--- AIM OF THE TASK ---
Present the data once more in exactly its original form.

━━━ DATASET CONTENT

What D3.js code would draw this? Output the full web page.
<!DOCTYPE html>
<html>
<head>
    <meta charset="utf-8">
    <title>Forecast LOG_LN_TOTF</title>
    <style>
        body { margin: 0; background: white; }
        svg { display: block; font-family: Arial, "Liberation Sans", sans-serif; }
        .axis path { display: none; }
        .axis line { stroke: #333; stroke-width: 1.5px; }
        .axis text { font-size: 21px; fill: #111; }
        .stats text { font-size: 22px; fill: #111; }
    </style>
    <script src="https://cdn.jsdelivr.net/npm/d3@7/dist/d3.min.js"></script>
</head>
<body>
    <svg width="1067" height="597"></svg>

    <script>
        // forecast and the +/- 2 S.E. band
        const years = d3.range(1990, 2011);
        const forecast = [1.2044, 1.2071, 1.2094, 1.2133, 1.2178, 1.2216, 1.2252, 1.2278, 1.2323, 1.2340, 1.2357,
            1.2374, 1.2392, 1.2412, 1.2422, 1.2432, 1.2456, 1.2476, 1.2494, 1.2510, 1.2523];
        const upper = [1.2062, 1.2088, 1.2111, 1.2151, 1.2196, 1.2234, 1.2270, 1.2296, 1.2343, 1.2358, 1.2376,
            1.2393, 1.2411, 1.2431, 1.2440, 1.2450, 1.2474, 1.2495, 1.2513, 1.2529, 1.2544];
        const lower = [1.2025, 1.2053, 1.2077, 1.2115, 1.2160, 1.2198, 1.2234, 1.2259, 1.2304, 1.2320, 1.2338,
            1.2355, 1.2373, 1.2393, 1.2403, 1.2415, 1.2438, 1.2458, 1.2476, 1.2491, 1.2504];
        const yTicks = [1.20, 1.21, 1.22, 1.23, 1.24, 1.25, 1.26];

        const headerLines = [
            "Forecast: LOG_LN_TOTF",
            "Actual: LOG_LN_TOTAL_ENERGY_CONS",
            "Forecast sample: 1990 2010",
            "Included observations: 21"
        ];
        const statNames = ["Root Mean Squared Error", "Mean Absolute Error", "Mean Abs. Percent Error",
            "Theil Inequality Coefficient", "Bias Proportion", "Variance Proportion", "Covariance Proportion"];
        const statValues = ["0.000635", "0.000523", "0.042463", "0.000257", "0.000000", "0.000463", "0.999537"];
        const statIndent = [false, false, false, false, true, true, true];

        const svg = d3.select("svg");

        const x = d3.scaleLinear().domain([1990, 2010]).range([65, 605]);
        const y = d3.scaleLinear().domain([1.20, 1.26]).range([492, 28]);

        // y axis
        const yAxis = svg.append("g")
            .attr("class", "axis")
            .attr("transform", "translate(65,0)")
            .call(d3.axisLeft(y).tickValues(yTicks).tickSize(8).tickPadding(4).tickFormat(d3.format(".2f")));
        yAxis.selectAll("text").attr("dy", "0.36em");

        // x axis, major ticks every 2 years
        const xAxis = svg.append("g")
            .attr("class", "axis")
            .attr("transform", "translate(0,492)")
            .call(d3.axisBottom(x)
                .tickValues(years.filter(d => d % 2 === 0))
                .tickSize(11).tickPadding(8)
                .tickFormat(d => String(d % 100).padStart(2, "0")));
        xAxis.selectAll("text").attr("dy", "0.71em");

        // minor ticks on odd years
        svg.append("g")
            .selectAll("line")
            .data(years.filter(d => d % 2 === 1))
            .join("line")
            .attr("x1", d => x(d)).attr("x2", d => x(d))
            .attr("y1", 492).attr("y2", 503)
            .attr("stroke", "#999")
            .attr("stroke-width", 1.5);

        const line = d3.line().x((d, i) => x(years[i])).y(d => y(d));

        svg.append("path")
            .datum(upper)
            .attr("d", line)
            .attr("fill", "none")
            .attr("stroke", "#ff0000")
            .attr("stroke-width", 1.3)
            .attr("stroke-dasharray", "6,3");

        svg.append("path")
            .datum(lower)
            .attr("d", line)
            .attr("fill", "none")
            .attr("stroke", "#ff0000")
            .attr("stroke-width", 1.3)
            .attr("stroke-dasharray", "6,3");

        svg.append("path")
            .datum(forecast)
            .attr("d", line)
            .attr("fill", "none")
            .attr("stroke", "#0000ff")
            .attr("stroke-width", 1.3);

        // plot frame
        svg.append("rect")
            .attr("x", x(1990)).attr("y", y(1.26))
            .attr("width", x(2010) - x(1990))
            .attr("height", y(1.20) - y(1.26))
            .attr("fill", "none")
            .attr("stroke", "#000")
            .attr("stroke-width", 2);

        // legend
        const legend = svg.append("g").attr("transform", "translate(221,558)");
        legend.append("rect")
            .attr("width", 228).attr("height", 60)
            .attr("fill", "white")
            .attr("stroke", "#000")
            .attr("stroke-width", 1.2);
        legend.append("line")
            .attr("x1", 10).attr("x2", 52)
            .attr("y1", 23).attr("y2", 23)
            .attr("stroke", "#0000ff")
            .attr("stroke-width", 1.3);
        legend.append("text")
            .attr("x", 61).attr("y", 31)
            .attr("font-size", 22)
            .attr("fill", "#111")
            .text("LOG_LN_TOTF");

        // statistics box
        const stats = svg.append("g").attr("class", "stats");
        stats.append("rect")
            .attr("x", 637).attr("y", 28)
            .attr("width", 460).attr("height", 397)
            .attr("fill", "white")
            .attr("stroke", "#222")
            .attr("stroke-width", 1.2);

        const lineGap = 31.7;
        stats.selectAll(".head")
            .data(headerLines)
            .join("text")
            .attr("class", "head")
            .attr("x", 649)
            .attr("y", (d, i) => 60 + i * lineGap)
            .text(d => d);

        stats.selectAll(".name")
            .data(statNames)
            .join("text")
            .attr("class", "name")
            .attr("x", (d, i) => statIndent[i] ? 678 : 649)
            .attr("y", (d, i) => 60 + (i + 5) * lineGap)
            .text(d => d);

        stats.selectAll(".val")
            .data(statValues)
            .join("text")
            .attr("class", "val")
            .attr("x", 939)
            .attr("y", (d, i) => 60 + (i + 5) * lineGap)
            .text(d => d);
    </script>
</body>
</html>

━━━━━━

--- RESULT OF THIS TASK ---
What D3.js code would draw this? Output the full web page.
<!DOCTYPE html>
<html>
<head>
    <meta charset="utf-8">
    <title>Forecast LOG_LN_TOTF</title>
    <style>
        body { margin: 0; background: white; }
        svg { display: block; font-family: Arial, "Liberation Sans", sans-serif; }
        .axis path { display: none; }
        .axis line { stroke: #333; stroke-width: 1.5px; }
        .axis text { font-size: 21px; fill: #111; }
        .stats text { font-size: 22px; fill: #111; }
    </style>
    <script src="https://cdn.jsdelivr.net/npm/d3@7/dist/d3.min.js"></script>
</head>
<body>
    <svg width="1067" height="597"></svg>

    <script>
        // forecast and the +/- 2 S.E. band
        const years = d3.range(1990, 2011);
        const forecast = [1.2044, 1.2071, 1.2094, 1.2133, 1.2178, 1.2216, 1.2252, 1.2278, 1.2323, 1.2340, 1.2357,
            1.2374, 1.2392, 1.2412, 1.2422, 1.2432, 1.2456, 1.2476, 1.2494, 1.2510, 1.2523];
        const upper = [1.2062, 1.2088, 1.2111, 1.2151, 1.2196, 1.2234, 1.2270, 1.2296, 1.2343, 1.2358, 1.2376,
            1.2393, 1.2411, 1.2431, 1.2440, 1.2450, 1.2474, 1.2495, 1.2513, 1.2529, 1.2544];
        const lower = [1.2025, 1.2053, 1.2077, 1.2115, 1.2160, 1.2198, 1.2234, 1.2259, 1.2304, 1.2320, 1.2338,
            1.2355, 1.2373, 1.2393, 1.2403, 1.2415, 1.2438, 1.2458, 1.2476, 1.2491, 1.2504];
        const yTicks = [1.20, 1.21, 1.22, 1.23, 1.24, 1.25, 1.26];

        const headerLines = [
            "Forecast: LOG_LN_TOTF",
            "Actual: LOG_LN_TOTAL_ENERGY_CONS",
            "Forecast sample: 1990 2010",
            "Included observations: 21"
        ];
        const statNames = ["Root Mean Squared Error", "Mean Absolute Error", "Mean Abs. Percent Error",
            "Theil Inequality Coefficient", "Bias Proportion", "Variance Proportion", "Covariance Proportion"];
        const statValues = ["0.000635", "0.000523", "0.042463", "0.000257", "0.000000", "0.000463", "0.999537"];
        const statIndent = [false, false, false, false, true, true, true];

        const svg = d3.select("svg");

        const x = d3.scaleLinear().domain([1990, 2010]).range([65, 605]);
        const y = d3.scaleLinear().domain([1.20, 1.26]).range([492, 28]);

        // y axis
        const yAxis = svg.append("g")
            .attr("class", "axis")
            .attr("transform", "translate(65,0)")
            .call(d3.axisLeft(y).tickValues(yTicks).tickSize(8).tickPadding(4).tickFormat(d3.format(".2f")));
        yAxis.selectAll("text").attr("dy", "0.36em");

        // x axis, major ticks every 2 years
        const xAxis = svg.append("g")
            .attr("class", "axis")
            .attr("transform", "translate(0,492)")
            .call(d3.axisBottom(x)
                .tickValues(years.filter(d => d % 2 === 0))
                .tickSize(11).tickPadding(8)
                .tickFormat(d => String(d % 100).padStart(2, "0")));
        xAxis.selectAll("text").attr("dy", "0.71em");

        // minor ticks on odd years
        svg.append("g")
            .selectAll("line")
            .data(years.filter(d => d % 2 === 1))
            .join("line")
            .attr("x1", d => x(d)).attr("x2", d => x(d))
            .attr("y1", 492).attr("y2", 503)
            .attr("stroke", "#999")
            .attr("stroke-width", 1.5);

        const line = d3.line().x((d, i) => x(years[i])).y(d => y(d));

        svg.append("path")
            .datum(upper)
            .attr("d", line)
            .attr("fill", "none")
            .attr("stroke", "#ff0000")
            .attr("stroke-width", 1.3)
            .attr("stroke-dasharray", "6,3");

        svg.append("path")
            .datum(lower)
            .attr("d", line)
            .attr("fill", "none")
            .attr("stroke", "#ff0000")
            .attr("stroke-width", 1.3)
            .attr("stroke-dasharray", "6,3");

        svg.append("path")
            .datum(forecast)
            .attr("d", line)
            .attr("fill", "none")
            .attr("stroke", "#0000ff")
            .attr("stroke-width", 1.3);

        // plot frame
        svg.append("rect")
            .attr("x", x(1990)).attr("y", y(1.26))
            .attr("width", x(2010) - x(1990))
            .attr("height", y(1.20) - y(1.26))
            .attr("fill", "none")
            .attr("stroke", "#000")
            .attr("stroke-width", 2);

        // legend
        const legend = svg.append("g").attr("transform", "translate(221,558)");
        legend.append("rect")
            .attr("width", 228).attr("height", 60)
            .attr("fill", "white")
            .attr("stroke", "#000")
            .attr("stroke-width", 1.2);
        legend.append("line")
            .attr("x1", 10).attr("x2", 52)
            .attr("y1", 23).attr("y2", 23)
            .attr("stroke", "#0000ff")
            .attr("stroke-width", 1.3);
        legend.append("text")
            .attr("x", 61).attr("y", 31)
            .attr("font-size", 22)
            .attr("fill", "#111")
            .text("LOG_LN_TOTF");

        // statistics box
        const stats = svg.append("g").attr("class", "stats");
        stats.append("rect")
            .attr("x", 637).attr("y", 28)
            .attr("width", 460).attr("height", 397)
            .attr("fill", "white")
            .attr("stroke", "#222")
            .attr("stroke-width", 1.2);

        const lineGap = 31.7;
        stats.selectAll(".head")
            .data(headerLines)
            .join("text")
            .attr("class", "head")
            .attr("x", 649)
            .attr("y", (d, i) => 60 + i * lineGap)
            .text(d => d);

        stats.selectAll(".name")
            .data(statNames)
            .join("text")
            .attr("class", "name")
            .attr("x", (d, i) => statIndent[i] ? 678 : 649)
            .attr("y", (d, i) => 60 + (i + 5) * lineGap)
            .text(d => d);

        stats.selectAll(".val")
            .data(statValues)
            .join("text")
            .attr("class", "val")
            .attr("x", 939)
            .attr("y", (d, i) => 60 + (i + 5) * lineGap)
            .text(d => d);
    </script>
</body>
</html>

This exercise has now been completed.